En un tiempo eran destinados a la Diplomacia los prelados, porque el respeto que inspiraba la religión y sus pastores era tanto, que revestidos éstos del carácter de ministros públicos, daban prestigio a la representación diplomática: así es que en España los Cardenales Cienfuegos, Jiménez de Cisneros, Acquaviva y Alberoni, profundos políticos y hombres de Estado, estuvieron revestidos del carácter de Ministros de la Corona y de Embajadores, como en Francia lo fueron también Richelieu, Mazarino, d'Ossat, Polignac, etc., y en Italia Bentivoglio, Bichi, el Abate Scaglia y otros.
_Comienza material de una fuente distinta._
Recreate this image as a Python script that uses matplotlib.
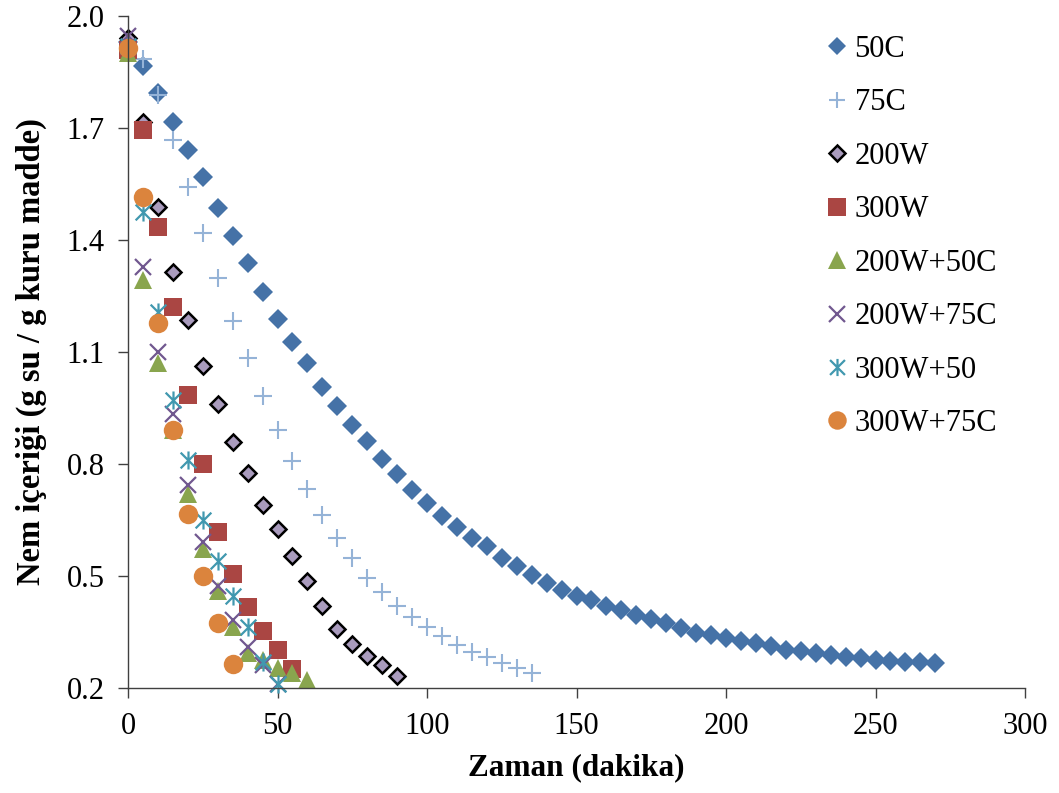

Hoy, generalmente, se confían más estos cargos a los jurisconsultos, siendo esta la mejor y más acertada elección, porque nadie mejor que ellos pueden defender los intereses de su patria allí donde deban suscitarse intrincadas cuestiones de derecho.

Casi todas las naciones van adoptando hoy el sistema de no seguir la costumbre de considerar los puestos de Secretarios de las Misiones diplomáticas como una profesión de lujo; pero como también es imposible retribuir esos puestos como los retribuye, por ejemplo, Inglaterra, porque los demás Gobiernos, agobiados por el peso de los inmensos presupuestos de guerra, impuestos por la creciente preponderancia militar, aumentada con los últimos triunfos de Alemania, no pueden disponer de las sumas necesarias para este objeto, procuran compensar la escasez de sus recursos organizando, seriamente, la carrera diplomática; y al exigir a los que desean ingresar en ella estudios y conocimientos especiales y aptitud y condiciones determinadas, les ofrecen también, para terminarla, los puestos de Jefes de Misión, para que esta esperanza les ayude a esperar en sus modestos cargos el premio que tienen la seguridad de obtener con el tiempo, alcanzando las altas dignidades de su carrera, como los militares pasan por los grados subalternos esperando lograr algún día la faja de general.

Porque, si en toda misión se necesita fe y esperanzas de algún éxito para su buen desempeño, en las diplomáticas es de absoluta y hasta de imprescindible necesidad el tenerla. Cuando M. Thiers aceptó en 1871 la misión que en horas de angustia suprema le confió el Gobierno de la Defensa nacional para buscar las alianzas que la Francia no había procurado asegurarse antes de la guerra, el eminente hombre de Estado fue de corte en corte, a ciegas, sin conocer las disposiciones de las potencias cuyo apoyo solicitaba y sin esperanzas de obtener nada de ellas, y a pesar de su talento político, demostrado en su aversión por aquella guerra, y de su conocimiento de las fuerzas y organización de su patria, fracasó en esta misión, como después fracasaron igualmente él y Jules Favre en sus negociaciones de paz, aceptando la condición de su Gobierno de no ceder un palmo de territorio, ni una piedra de las fortalezas nacionales.

Es, además, innegable que los Plenipotenciarios de la Francia, de aquella nación que lo había confiado todo a sus propias fuerzas y al empuje de su ejército, del gran ejército, como se le ha llamado en este siglo, encontraron dentro y fuera del territorio francés la acción poderosa de una diplomacia triunfante, más aún por su campaña de negociaciones que por el bosque de bayonetas en que se apoyaba. El Canciller de Prusia, que con el carácter de General honorario del ejército alemán siguió la marcha de las tropas, organizando, para que le ayudase en su campaña diplomática, una especie de gabinete de Negocios extranjeros, compuesto de Consejeros y Secretarios de legación, escogidos en su ministerio y a los que hizo revestir por su Gobierno de categorías militares, supo amontonar obstáculos tan insuperables en el camino recorrido por Thiers primero y por Jules Favre después, que éstos no pudieron allanarlos, viendo fracasar todas sus negociaciones, no tanto, repetimos una vez más, por las victorias consecutivas de las armas alemanas, como por el constante trabajo de la diplomacia, que sagaz y hábilmente dirigida antes de la guerra y durante la campaña por el gran político cuyo nombre simboliza hoy la ciencia de la política internacional, alcanzó la realización de sus ideales, viendo restaurar el Imperio de Alemania sobre las ruinas de la Francia, coronando Emperador a su Rey en Versalles, entre los recuerdos históricos del glorioso reinado del gran Luis XIV y enfrente de París, ante el sepulcro de Napoleón I.